Reproduce the lines from the one bearing "The picture is" through the one bearing "Chart.register(...registerables);", inclusive. Copy them exactly; include no other line.

§ Data shown
-- BEGIN --
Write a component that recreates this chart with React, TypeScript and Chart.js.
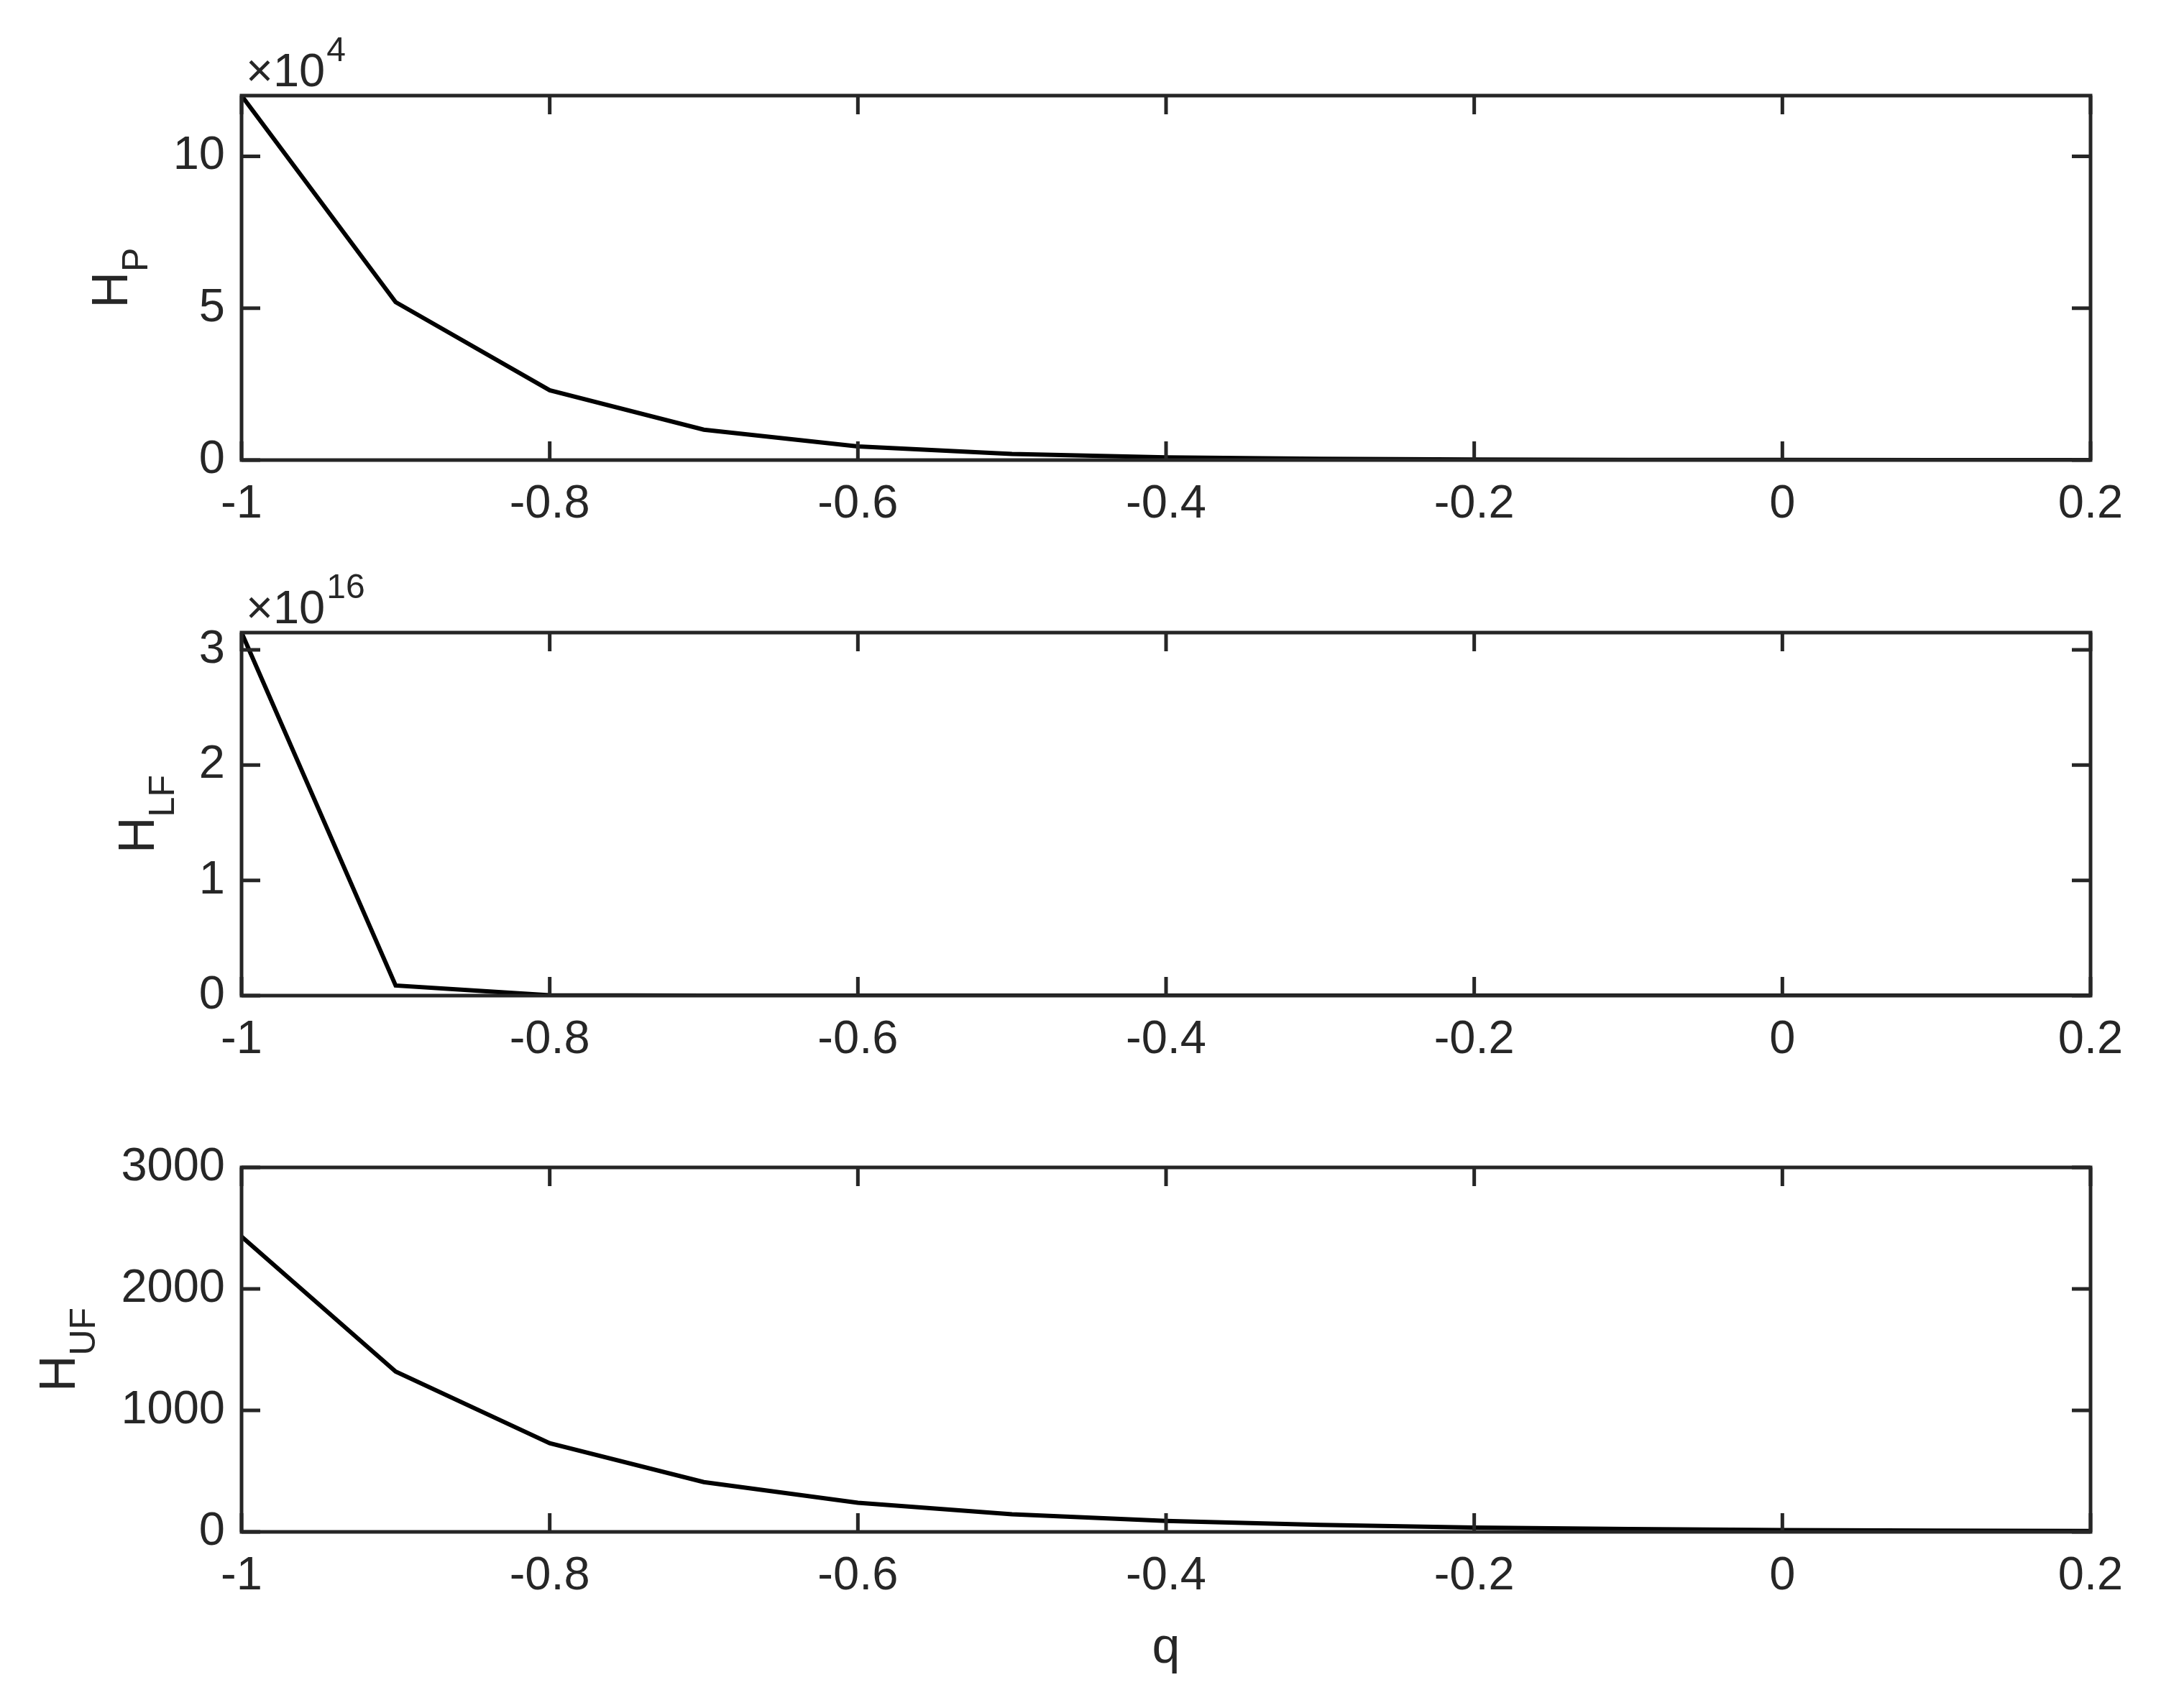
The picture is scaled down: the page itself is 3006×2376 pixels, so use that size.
import React, { useEffect, useRef } from "react";
import { Chart, registerables } from "chart.js";

Chart.register(...registerables);

// ---------- data ----------
const Q = [-1, -0.9, -0.8, -0.7, -0.6, -0.5, -0.4, -0.3, -0.2, -0.1, 0, 0.1, 0.2];
// H_P in units of 10^4
const H_P = [12, 5.2, 2.3, 1.0, 0.45, 0.2, 0.09, 0.04, 0.018, 0.008, 0.0035, 0.0015, 0.0007];
// H_LF in units of 10^16
const H_LF = [3.15, 0.088, 0.0025, 0.0001, 0.00001, 0, 0, 0, 0, 0, 0, 0, 0];
// H_UF
const H_UF = [2430, 1320, 730, 410, 240, 145, 90, 57, 36, 23, 15, 10, 7];

const X_TICKS = [-1, -0.8, -0.6, -0.4, -0.2, 0, 0.2];
const X_TICK_LABELS = ["-1", "-0.8", "-0.6", "-0.4", "-0.2", "0", "0.2"];
const X_MIN = -1;
const X_MAX = 0.2;

const P_TICKS = [0, 5, 10];
const P_TICK_LABELS = ["0", "5", "10"];
const P_MAX = 12;
const P_EXP = "4";

const LF_TICKS = [0, 1, 2, 3];
const LF_TICK_LABELS = ["0", "1", "2", "3"];
const LF_MAX = 3.15;
const LF_EXP = "16";

const UF_TICKS = [0, 1000, 2000, 3000];
const UF_TICK_LABELS = ["0", "1000", "2000", "3000"];
const UF_MAX = 3000;

const X_TITLE = "q";

// ---------- style ----------
const FONT = "'Liberation Sans', Arial, Helvetica, sans-serif";
const TEXT = "#262626";
const AXIS = "#262626";
const TICK_FONT_SIZE = 65;
const TITLE_FONT_SIZE = 70;
const SUB_FONT_SIZE = 50;
const TICK_LEN = 26;
const AXIS_LW = 5;

type Panel = {
  data: number[];
  yMax: number;
  yTicks: number[];
  yTickLabels: string[];
  titleMain: string;
  titleSub: string;
  exp?: string;
  canvasTop: number;
  canvasHeight: number;
  padTop: number;
  xAxisHeight: number;
  titleBaselineX: number;
  showXTitle?: boolean;
};

const PANELS: Panel[] = [
  {
    data: H_P, yMax: P_MAX, yTicks: P_TICKS, yTickLabels: P_TICK_LABELS,
    titleMain: "H", titleSub: "P", exp: P_EXP,
    canvasTop: 0, canvasHeight: 780, padTop: 133, xAxisHeight: 140, titleBaselineX: 177,
  },
  {
    data: H_LF, yMax: LF_MAX, yTicks: LF_TICKS, yTickLabels: LF_TICK_LABELS,
    titleMain: "H", titleSub: "LF", exp: LF_EXP,
    canvasTop: 780, canvasHeight: 745, padTop: 100, xAxisHeight: 140, titleBaselineX: 214,
  },
  {
    data: H_UF, yMax: UF_MAX, yTicks: UF_TICKS, yTickLabels: UF_TICK_LABELS,
    titleMain: "H", titleSub: "UF",
    canvasTop: 1525, canvasHeight: 846, padTop: 99, xAxisHeight: 240, titleBaselineX: 104,
    showXTitle: true,
  },
];

function makeDecorPlugin(p: Panel) {
  return {
    id: "matlabDecor",
    afterDatasetsDraw(chart: any) {
      const ctx = chart.ctx as CanvasRenderingContext2D;
      const { left, right, top, bottom } = chart.chartArea;
      const xs = chart.scales.x;
      const ys = chart.scales.y;
      ctx.save();
      ctx.strokeStyle = AXIS;
      ctx.lineWidth = AXIS_LW;
      ctx.lineCap = "butt";
      // inward ticks
      ctx.beginPath();
      X_TICKS.forEach((v) => {
        const px = xs.getPixelForValue(v);
        ctx.moveTo(px, bottom);
        ctx.lineTo(px, bottom - TICK_LEN);
        ctx.moveTo(px, top);
        ctx.lineTo(px, top + TICK_LEN);
      });
      p.yTicks.forEach((v) => {
        const py = ys.getPixelForValue(v);
        ctx.moveTo(left, py);
        ctx.lineTo(left + TICK_LEN, py);
        ctx.moveTo(right, py);
        ctx.lineTo(right - TICK_LEN, py);
      });
      ctx.stroke();
      // box
      ctx.lineJoin = "miter";
      ctx.strokeRect(left, top, right - left, bottom - top);

      ctx.fillStyle = TEXT;
      ctx.textBaseline = "alphabetic";
      ctx.textAlign = "left";

      // y title with subscript
      const cy = (top + bottom) / 2;
      ctx.save();
      ctx.translate(p.titleBaselineX, cy);
      ctx.rotate(-Math.PI / 2);
      ctx.font = `${TITLE_FONT_SIZE}px ${FONT}`;
      const wMain = ctx.measureText(p.titleMain).width;
      ctx.font = `${SUB_FONT_SIZE}px ${FONT}`;
      const wSub = ctx.measureText(p.titleSub).width;
      const start = -(wMain + wSub) / 2;
      ctx.font = `${TITLE_FONT_SIZE}px ${FONT}`;
      ctx.fillText(p.titleMain, start, 0);
      ctx.font = `${SUB_FONT_SIZE}px ${FONT}`;
      ctx.fillText(p.titleSub, start + wMain, 28);
      ctx.restore();

      // exponent label
      if (p.exp) {
        const bx = left + 6;
        const by = top - 13;
        ctx.font = `${TICK_FONT_SIZE}px ${FONT}`;
        const base = "\u00D710";
        ctx.fillText(base, bx, by);
        const wb = ctx.measureText(base).width;
        ctx.font = `${48}px ${FONT}`;
        ctx.fillText(p.exp, bx + wb + 2, by - 35);
      }

      // x title
      if (p.showXTitle) {
        ctx.font = `${TITLE_FONT_SIZE}px ${FONT}`;
        ctx.textAlign = "center";
        ctx.fillText(X_TITLE, (left + right) / 2, bottom + 182);
      }
      ctx.restore();
    },
  };
}

function PanelChart({ p }: { p: Panel }) {
  const ref = useRef<HTMLCanvasElement | null>(null);
  useEffect(() => {
    if (!ref.current) return;
    const chart = new Chart(ref.current, {
      type: "line",
      data: {
        datasets: [
          {
            data: Q.map((x, i) => ({ x, y: p.data[i] })),
            borderColor: "#000000",
            borderWidth: 6,
            pointRadius: 0,
            tension: 0,
            fill: false,
          },
        ],
      },
      options: {
        animation: false,
        responsive: false,
        devicePixelRatio: 1,
        events: [],
        layout: { padding: { top: p.padTop, left: 0, right: 98, bottom: 0 } },
        plugins: { legend: { display: false }, tooltip: { enabled: false } },
        scales: {
          x: {
            type: "linear",
            min: X_MIN,
            max: X_MAX,
            grid: { display: false, drawTicks: false },
            border: { display: false },
            afterBuildTicks: (s: any) => {
              s.ticks = X_TICKS.map((v) => ({ value: v }));
            },
            afterFit: (s: any) => {
              s.height = p.xAxisHeight;
            },
            ticks: {
              autoSkip: false,
              maxRotation: 0,
              padding: 23,
              color: TEXT,
              font: { family: FONT, size: TICK_FONT_SIZE },
              callback: (v: any) => {
                const i = X_TICKS.findIndex((t) => Math.abs(t - Number(v)) < 1e-9);
                return i >= 0 ? X_TICK_LABELS[i] : "";
              },
            },
          },
          y: {
            type: "linear",
            min: 0,
            max: p.yMax,
            grid: { display: false, drawTicks: false },
            border: { display: false },
            afterBuildTicks: (s: any) => {
              s.ticks = p.yTicks.map((v) => ({ value: v }));
            },
            afterFit: (s: any) => {
              s.width = 336;
            },
            ticks: {
              autoSkip: false,
              padding: 23,
              color: TEXT,
              font: { family: FONT, size: TICK_FONT_SIZE },
              callback: (v: any) => {
                const i = p.yTicks.findIndex((t) => Math.abs(t - Number(v)) < 1e-9);
                return i >= 0 ? p.yTickLabels[i] : "";
              },
            },
          },
        },
      },
      plugins: [makeDecorPlugin(p)],
    } as any);
    return () => chart.destroy();
  }, [p]);
  return (
    <canvas
      ref={ref}
      width={3006}
      height={p.canvasHeight}
      style={{ position: "absolute", left: 0, top: p.canvasTop, width: 3006, height: p.canvasHeight }}
    />
  );
}

export default function App() {
  return (
    <div style={{ position: "absolute", left: 0, top: 0, width: 3006, height: 2376, background: "#ffffff" }}>
      {PANELS.map((p, i) => (
        <PanelChart key={i} p={p} />
      ))}
    </div>
  );
}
-- END --
§ The response
The picture is scaled down: the page itself is 3006×2376 pixels, so use that size.
import React, { useEffect, useRef } from "react";
import { Chart, registerables } from "chart.js";

Chart.register(...registerables);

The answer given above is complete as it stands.